Thumbs Down to January Transfers
I don’t enjoy the January transfer period in the same way as the end of season madness. According to the laws of business, not football or sport, it will forevermore to be a time of year where ‘developing’ clubs have to sell of their best assets to buy ‘trainee assets’ in the sales to get through the rest of the season. I would hate to be an owner or manager at a club that has an exceptional production line of junior talent and be forced to wave goodbye to them on their way to premier league bench worthy-ness while my club struggles to uphold the rest of our season.
Football is a merry-go-round, rich club buys less rich club’s players: earns more money to become even richer. Very few managers can work on a shoestring to produce amazing results, and even when they do it is through ingenious scouting and bargain hunting, which leads us back to selling on. David Moyes is my favourite example of a super-shrewd manager, but how long will he get to keep his Jelavic for before Everton cash in to chip off at that overdraft?
I often think about solutions to these football annoyances that keep me up at night. When it comes to the January conundrum I would make transfers on a loan basis only. Forever the supporter of the underdog, I like to see the ‘less rich’ clubs do well and know they often need to bolster their squads in case of injury, fatigue, suspensions etc. Realistically, unless a strict wage cap, say £150k per week, comes into play there is no way of giving Premier League football that booster jab of competitiveness we saw in years gone by. Even if this did happen (which it won’t), the accountants will be working out sub-deals on pensions and all sorts of benefits to keep arseholes like Wayne Rooney and Cristiano Ronaldo happy. I slag off the footballers but realistically, the agents and business people have made football this ludicrous cash circus.
Fulham aren’t having the greatest of seasons, Dimitar Berbatov is the dog’s dinner but losing Dempsey and Dembele and even Bobby Z (nice move Bob) is the reason why. It will take them another 2 transfer windows for Jol and his team to work the scouting process to bring them Fulham back up to the way he wants them to be.

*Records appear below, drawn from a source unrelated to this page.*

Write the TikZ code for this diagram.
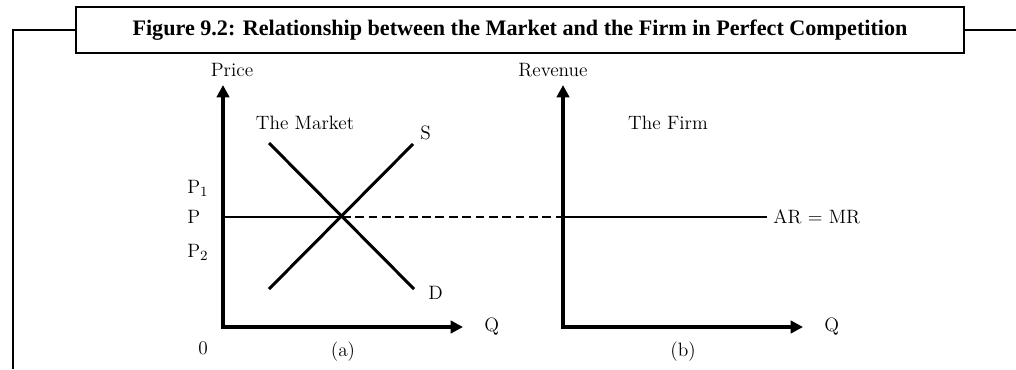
\documentclass[tikz,border=0pt]{standalone}
\usepackage{fontspec}
\newfontfamily\titlefont{Liberation Serif}
\usetikzlibrary{arrows.meta,positioning}
\tikzset{
  axis/.style={line width=1.8pt, line join=miter,
               {Triangle[length=7pt,width=7pt]}-{Triangle[length=7pt,width=7pt]}},
  curve/.style={line width=1.7pt},
  pline/.style={line width=1.3pt},
  pdash/.style={pline, dash pattern=on 5pt off 2.6pt},
  frame/.style={line width=1.5pt},
  titlebox/.style={draw, line width=1.6pt, minimum width=17.76cm, minimum height=0.92cm,
                   inner sep=0pt, font=\titlefont\bfseries\fontsize{12.6}{14}\selectfont},
  lbl/.style={font=\fontsize{11}{13}\selectfont, inner sep=0pt}
}
\begin{document}
\begin{tikzpicture}[x=0.02cm, y=-0.02cm]
 \useasboundingbox (0,0) rectangle (1016,369);
 % title and frame
 \node[titlebox] (title) at (520,30) {Figure 9.2: Relationship between the Market and the Firm in Perfect Competition};
 \coordinate (fl) at (13,369); \coordinate (fr) at (1016,30);
 \draw[frame] (fl) |- (title.west); \draw[frame] (title.east) -- (fr);
 % (a) the market
 \coordinate (oa) at (223,327); \coordinate (pa) at (223,85); \coordinate (qa) at (463,327);
 \draw[axis] (pa) -- (oa) -- (qa);
 \coordinate (e) at (342,217);
 \coordinate (d1) at (269,143); \coordinate (d2) at (414,289);
 \coordinate (s1) at (269,289); \coordinate (s2) at (413,144);
 \draw[curve] (d1) -- (d2); \draw[curve] (s1) -- (s2);
 \node[lbl] (price) at (232,70) {Price};
 \node[lbl] (mkt) at (305,123) {The Market};
 \node[lbl, above right=2pt and 4pt of s2] (s) {S};
 \node[lbl, below right=-2pt and 8pt of d2] (d) {D};
 \node[lbl, anchor=west] (p1) at (187,188) {$\mathrm{P}_1$};
 \node[lbl, anchor=west] (p) at (187,217) {P};
 \node[lbl, anchor=west] (p2) at (187,252) {$\mathrm{P}_2$};
 \node[lbl] (zero) at (203,348) {0};
 \node[lbl] (a) at (343,352) {(a)};
 \node[lbl, right=12pt of qa] (qla) {Q};
 % (b) the firm
 \coordinate (ob) at (563,327); \coordinate (rb) at (563,85); \coordinate (qb) at (803,327);
 \draw[axis] (rb) -- (ob) -- (qb);
 \coordinate (pf) at (563,217); \coordinate (pe) at (767,217);
 \node[lbl] (rev) at (553,70) {Revenue};
 \node[lbl] (firm) at (668,123) {The Firm};
 \node[lbl, right=12pt of qb] (qlb) {Q};
 \node[lbl] (b) at (683,352) {(b)};
 \node[lbl, anchor=west] (armr) at (773,217) {AR = MR};
 % price line
 \draw[pline] (p.east -| oa) -- (e);
 \draw[pdash] (e) -- (pf);
 \draw[pline] (pf) -- (pe);
\end{tikzpicture}
\end{document}
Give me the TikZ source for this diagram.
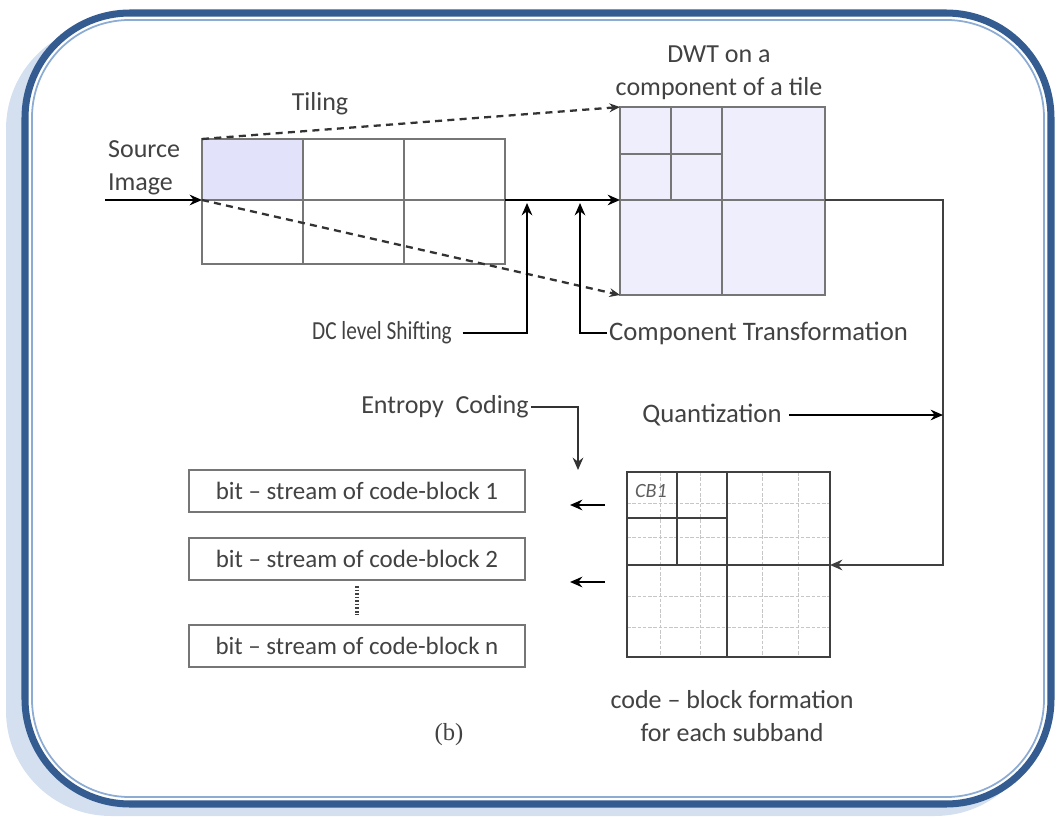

The tale of Wilfried Zaha is a perfect example of my January conundrum. Palace are vying for promotion, automatic promotion. A tall order given how competitive the top half of the championship table is. If they cash him in for say £12m, who else are they going to buy who can have that impact in a single game and over the remainder of the season? You don’t need to be a seasoned scout or manager to answer that question. Will Palace suffer financially if keep Zaha until June? Probably. If the money spent from Zaha’s sale doesn’t do the business on the field, there is less chance of promotion, so no Premier League, bye by Sky money. Now, I’m not saying that Palace’s promotion hopes rest on this one player, that would be ridiculous, but he is a core part of the balance that brought about the current good form, why upset that to buy 2 or 3 lesser players? If you want to get promoted you’ve got to really put your neck out in January, not sit on the fence and get splinters up your jacksy.
Keeping hold of Zaha will not ruin his chances of playing at the highest level, if Arsenal nab the nifty Ivorian he will get his wish, and end up at City by the time he is 25.
If players were only allowed to go out on loan that would really test their worthiness as they play up a level, or go to a better club, the ultimate trial period. It would also give older, or benched players who don’t quite fit at their current clubs a few months to shake off the reserve team cobwebs. With a loans only system clubs in need of squad growth to consolidate their seasons would get what they need, the rich boys would be able to test out their pickings and there would be more time for future planning and scouting to replace those who could be sorely missed. Plus, it gives us fans a chance to mourn the loss of our favourites instead of feeling cheated by the finance masters who control the game as we know it.